Mehr Wiedergutmachung, mehr Frustbewältigung, mehr Genugtuung ging nicht. 2014 gewinnt Joachim Löw mit der Nationalmannschaft in Brasilien den WM-Titel. Schweinsteiger, Müller, Neuer und Lahm sind auf dem Zenit ihrer Karrieren. Lahm ist sich sicher: „Die Niederlage im Finale dahoam war auch eine Motivation für alles, was dann kam: für den Sieg in London 2013, für die WM 2014.“
Immer wieder sind schmerzhafte Niederlagen im Sport der Nährboden für große Erfolge. Eben dann, wenn man Enttäuschung in Energie umwandeln kann. Was den Bayern bereits vor 2012 gelungen war. Das in den letzten Minuten dramatisch verlorene Champions-League-Finale 1999 gegen Manchester United, als in Barcelona eine 1:0-Führung binnen Sekunden in ein 1:2 kippte, gilt noch heute im Fußball als die „Mutter aller Niederlagen“. Es dauerte, bis man sich von dem Schock von Barcelona erholt hatte. Genauer gesagt, ganze zwei Jahre, ehe die Wunde in Mailand gekittet werden konnte. Im siegreichen Elfmeterschießen über den FC Valencia erlöste sich das Team um Stefan Effenberg und Oliver Kahn im Endspiel 2001 davon, das Trauma von 1999 nie wieder überwinden zu können.

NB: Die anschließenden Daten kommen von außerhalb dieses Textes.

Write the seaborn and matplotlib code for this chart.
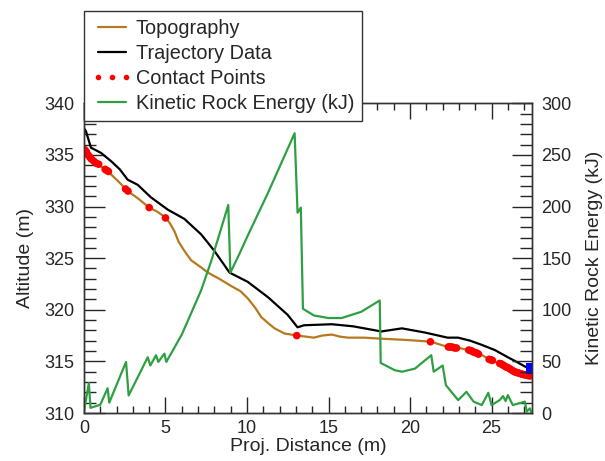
import numpy as np
import pandas as pd
import seaborn as sns
import matplotlib
matplotlib.use("Agg")
import matplotlib.pyplot as plt
from matplotlib.ticker import MultipleLocator
from matplotlib.lines import Line2D

sns.set_style("ticks")
plt.rcParams['font.family'] = ['Liberation Sans', 'DejaVu Sans']

# topography profile (m)
topo_x = [0, 0.12, 0.43, 0.8, 1.04, 1.46, 2.07, 2.68, 3.3, 4.0,
          4.5, 5.04, 5.3, 5.55, 5.8, 6.16, 6.57, 7.19, 7.6, 8.3,
          9.03, 9.6, 10.05, 10.5, 10.87, 11.3, 11.69, 12.3, 13.1, 13.6,
          14.1, 14.6, 15.2, 15.7, 16.2, 17.2, 18.24, 19.5, 20.5, 21.3,
          22.3, 23.0, 23.6, 24.3, 25.0, 25.7, 26.4, 27.0, 27.45]
topo_alt = [335.6, 335.4, 334.6, 334.2, 333.9, 333.4, 332.5, 331.5, 330.8, 329.9,
            329.5, 328.9, 328.3, 327.6, 326.6, 325.7, 324.8, 324.1, 323.6, 323.0,
            322.3, 321.8, 321.1, 320.2, 319.3, 318.7, 318.2, 317.7, 317.5, 317.4,
            317.3, 317.5, 317.6, 317.4, 317.3, 317.3, 317.2, 317.1, 317.0, 316.9,
            316.4, 316.3, 316.1, 315.7, 315.1, 314.6, 314.0, 313.7, 313.6]

# rock trajectory
traj_x = [0, 0.12, 0.43, 1.04, 1.66, 2.2, 2.68, 3.3, 4.1, 5.14, 6.16, 7.19, 8.0,
          8.93, 10.05, 11.3, 12.5, 13.1, 13.5, 15.2, 16.5, 18.24, 19.5, 20.9,
          22.3, 22.95, 23.7, 24.4, 25.2, 26.0, 26.6, 27.05, 27.45]
traj_alt = [337.6, 337.3, 335.7, 335.2, 334.4, 333.6, 332.6, 332.1, 330.9, 329.7, 328.8, 327.3, 325.7,
            323.6, 322.7, 321.2, 319.5, 318.3, 318.5, 318.6, 318.4, 317.9, 318.2, 317.8,
            317.3, 317.3, 317.0, 316.6, 316.1, 315.4, 314.9, 314.5, 314.3]

# contact points
contact_x = [0.05, 0.15, 0.25, 0.35, 0.45, 0.6, 0.75, 0.9, 1.3, 1.4, 1.5, 2.55, 2.7,
             4.0, 5.0, 13.05, 21.25, 22.35, 22.45, 22.55, 22.65, 22.75, 22.85,
             23.6, 23.7, 23.8, 23.9, 24.0, 24.1, 24.2, 24.85, 24.95, 25.05,
             25.5, 25.6, 25.7, 25.8, 25.9, 26.0, 26.1, 26.2, 26.3, 26.4, 26.5, 26.6,
             26.7, 26.8, 26.9, 27.0, 27.1, 27.2, 27.3, 27.4]
contact_alt = [335.5, 335.3, 335.0, 334.8, 334.6, 334.4, 334.2, 334.1, 333.6, 333.5, 333.4, 331.7, 331.5,
               329.9, 328.9, 317.5, 316.9, 316.4, 316.4, 316.4, 316.35, 316.3, 316.3,
               316.1, 316.05, 316.0, 315.9, 315.85, 315.8, 315.7, 315.2, 315.15, 315.1,
               314.8, 314.75, 314.65, 314.55, 314.45, 314.4, 314.3, 314.2, 314.1, 314.0, 313.95, 313.9,
               313.85, 313.8, 313.75, 313.7, 313.7, 313.65, 313.6, 313.6]

# kinetic energy (kJ)
energy_x = [0, 0.3, 0.4, 1.0, 1.45, 1.55, 2.58, 2.74, 3.91, 4.07, 4.42, 4.56, 4.93, 5.05,
            5.5, 6.0, 6.5, 7.19, 7.8, 8.4, 8.85, 8.98, 9.5, 10.05, 11.28, 12.1, 12.92,
            13.1, 13.3, 13.43, 14.1, 15.0, 15.8, 17.0, 18.14, 18.2, 19.06, 19.5, 20.3,
            21.3, 21.45, 22.0, 22.2, 22.95, 23.46, 23.9, 24.4, 24.8, 25.0, 25.5, 25.7,
            25.86, 26.0, 26.3, 27.05, 27.15, 27.35, 27.45]
energy_kj = [2, 29, 5, 8, 24, 10, 49.5, 17, 54, 46, 56, 49.5, 57.5, 49.5,
             62, 76, 94, 119, 147, 178, 201.5, 136, 153, 172, 213, 242, 271,
             194, 199, 101, 94.5, 92, 92, 98, 109, 48.5, 41.5, 40, 43,
             56, 40, 46, 27, 12.5, 20.5, 11, 7.7, 19.6, 7.7, 12.5, 16.4,
             11.6, 17.4, 7.7, 11, 1.3, 4.5, 0]

brown = '#b5791f'
green = '#2ea043'

fig = plt.figure(figsize=(6.05, 4.61), dpi=100)
ax = fig.add_axes([0.1388, 0.1041, 0.7400, 0.6718])
ax2 = ax.twinx()

sns.lineplot(x=topo_x, y=topo_alt, ax=ax, color=brown, lw=1.6, sort=False, estimator=None)
sns.scatterplot(x=contact_x, y=contact_alt, ax=ax, color='red', s=30, edgecolor='none', zorder=3)
sns.lineplot(x=traj_x, y=traj_alt, ax=ax, color='black', lw=1.6, sort=False, estimator=None)
sns.scatterplot(x=traj_x[-1:], y=traj_alt[-1:], ax=ax, color='blue', marker='s', s=60,
                edgecolor='none', zorder=4)
sns.lineplot(x=energy_x, y=energy_kj, ax=ax2, color=green, lw=1.6, sort=False, estimator=None)

ax.set_xlim(0, 27.46)
ax.set_ylim(310, 340)
ax2.set_ylim(0, 300)

ax.xaxis.set_major_locator(MultipleLocator(5))
ax.xaxis.set_minor_locator(MultipleLocator(1))
ax.yaxis.set_major_locator(MultipleLocator(5))
ax.yaxis.set_minor_locator(MultipleLocator(1))
ax2.yaxis.set_major_locator(MultipleLocator(50))
ax2.yaxis.set_minor_locator(MultipleLocator(10))

ax.tick_params(axis='x', which='both', direction='in', top=True, bottom=True, labelsize=13, pad=5)
ax.tick_params(axis='x', which='major', length=11.5, width=1)
ax.tick_params(axis='x', which='minor', length=5, width=1)
ax.tick_params(axis='y', which='both', direction='in', left=True, right=False, labelsize=13, pad=7)
ax.tick_params(axis='y', which='major', length=15, width=1)
ax.tick_params(axis='y', which='minor', length=8.5, width=1)
ax2.tick_params(axis='y', which='both', direction='in', right=True, labelsize=13, pad=7)
ax2.tick_params(axis='y', which='major', length=14.5, width=1)
ax2.tick_params(axis='y', which='minor', length=8.5, width=1)

for a in (ax, ax2):
    for s in a.spines.values():
        s.set_linewidth(1)
        s.set_color('#333333')

ax.set_xlabel('Proj. Distance (m)', fontsize=14, labelpad=1)
ax.set_ylabel('Altitude (m)', fontsize=14, labelpad=7)
ax2.set_ylabel('Kinetic Rock Energy (kJ)', fontsize=14, labelpad=10)

handles = [
    Line2D([], [], color=brown, lw=1.6),
    Line2D([], [], color='black', lw=1.6),
    Line2D([], [], color='red', marker='o', ls='none', markersize=3),
    Line2D([], [], color=green, lw=1.6),
]
labels = ['Topography', 'Trajectory Data', 'Contact Points', 'Kinetic Rock Energy (kJ)']
leg = ax2.legend(handles, labels, loc='upper left', bbox_to_anchor=(84 / 605, 1 - 11 / 461),
                 bbox_transform=fig.transFigure, fontsize=14.3, frameon=True, fancybox=False,
                 framealpha=1, edgecolor='#333333', borderpad=0.4, labelspacing=0.3,
                 handlelength=2.0, handletextpad=0.2, borderaxespad=0, numpoints=3)
leg.get_frame().set_linewidth(1)
leg.set_zorder(10)

fig.savefig('out.png', dpi=100)
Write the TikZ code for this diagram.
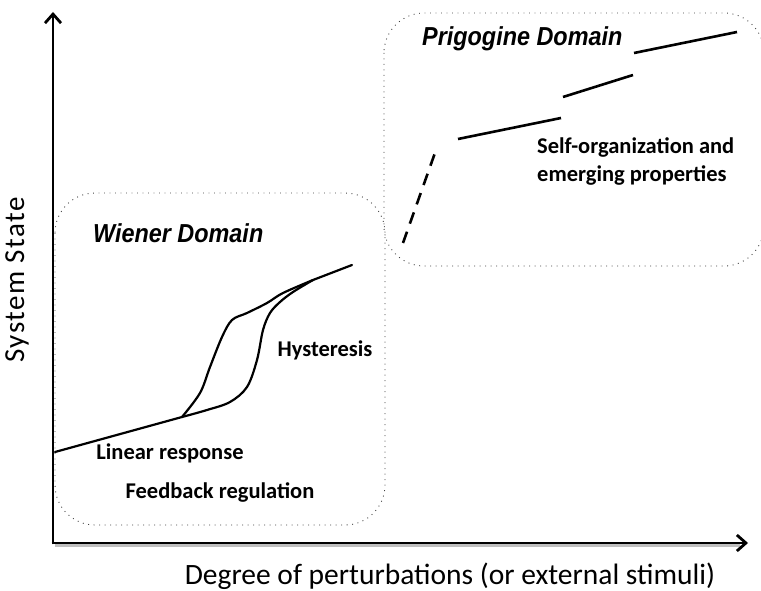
\documentclass[tikz,border=0pt]{standalone}
\usepackage{fontspec}
\setmainfont{Carlito}
\newfontfamily\domainfont{Liberation Sans}
\newfontfamily\spacedfont[LetterSpace=5]{Carlito}
\usetikzlibrary{arrows.meta}
\begin{document}
\begin{tikzpicture}[x=1pt,y=-1pt,
  axis/.style={line width=2.8pt,-{Straight Barb[length=9,width=16,line width=2.8pt]}},
  axisshadow/.style={line width=3pt,black!25},
  curve/.style={line width=2.2pt,line cap=round,line join=round},
  stepline/.style={line width=2.6pt},
  domainbox/.style={draw=black!75,line width=0.9pt,dash pattern=on 0.9pt off 4.6pt,rounded corners=40pt},
  domainlabel/.style={font=\domainfont\bfseries\itshape\fontsize{26}{30}\selectfont,anchor=base west,inner sep=0pt,xscale=0.9},
  note/.style={font=\bfseries\fontsize{22.5}{28}\selectfont,inner sep=0pt},
  axislabel/.style={font=\fontsize{29.5}{34}\selectfont,inner sep=0pt}]
\useasboundingbox (0,0) rectangle (761,591);
\begin{scope}
\clip (0,0) rectangle (761,591);
% domain frames
\draw[domainbox] (55,193) rectangle (385,525);
\draw[domainbox] (384,13) rectangle (764,266);
\end{scope}

% axes
\coordinate (origin) at (53,543);
\coordinate (ytip) at (53,12);
\coordinate (xtip) at (748,543);
\draw[axisshadow] (55,545) -- (740,545);
\draw[axis] (53,544.4) -- (ytip);
\draw[axis] (51.6,543) -- (xtip);

% response curve with hysteresis loop
\coordinate (start) at (55,452);
\coordinate (split) at (182,417);
\coordinate (merge) at (313,280);
\coordinate (finish) at (352,265);
\draw[curve] (start) -- (split);
\draw[curve] plot[smooth,tension=0.55] coordinates {(split) (200,393) (210,367) (222,337) (232,320) (247,313) (267,303) (283,293) (merge)};
\draw[curve] plot[smooth,tension=0.55] coordinates {(split) (207,410) (230,402) (247,387) (257,360) (263,330) (270,313) (280,302) (293,292) (merge)};
\draw[curve] (merge) -- (finish);

% stepwise branch
\coordinate (d1) at (403,243);
\coordinate (d2) at (436,150);
\draw[line width=2.6pt,dash pattern=on 12pt off 8.5pt] (d1) -- (d2);
\coordinate (s1a) at (458,139); \coordinate (s1b) at (561,118);
\coordinate (s2a) at (563,97);  \coordinate (s2b) at (633,75);
\coordinate (s3a) at (634,53);  \coordinate (s3b) at (737,32);
\draw[stepline] (s1a) -- (s1b);
\draw[stepline] (s2a) -- (s2b);
\draw[stepline] (s3a) -- (s3b);

% labels
\node[domainlabel] (wiener) at (93,242) {Wiener Domain};
\node[domainlabel] (prigogine) at (422,46) {Prigogine Domain};
\node[note] (hyst) at (325,350) {Hysteresis};
\node[note] (linear) at (170,453) {Linear response};
\node[note] (feedback) at (220,492) {Feedback regulation};
\node[note,anchor=west,align=left] (selforg) at (537,161) {Self-organization and\\emerging properties};
\node[axislabel,anchor=base] (xlabel) at (450,584) {Degree of perturbations (or external stimuli)};
\node[axislabel,font=\spacedfont\fontsize{29}{34}\selectfont,rotate=90] (ylabel) at (17,280) {System State};
\end{tikzpicture}
\end{document}
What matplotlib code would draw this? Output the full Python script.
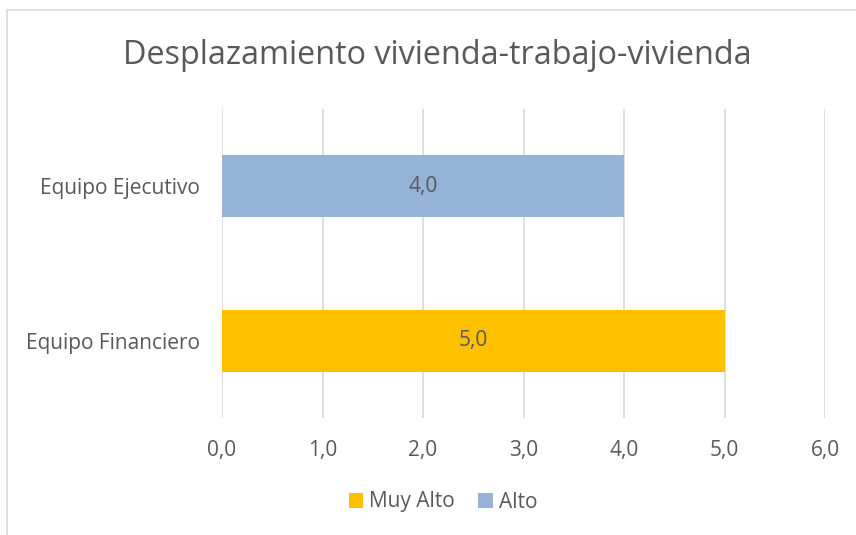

Das Drama gegen Chelsea hatte also doch sein Gutes. Auch wenn’s den Bayern-Fans heute noch wehtut. Karl-Heinz Rummenigge quält sich ohnehin jedes Jahr aufs Neue. Aber im Wissen: Selbst aus der Trauer der Niederlage, hart und schwer wie Beton, erwuchs etwas viel, viel Größeres.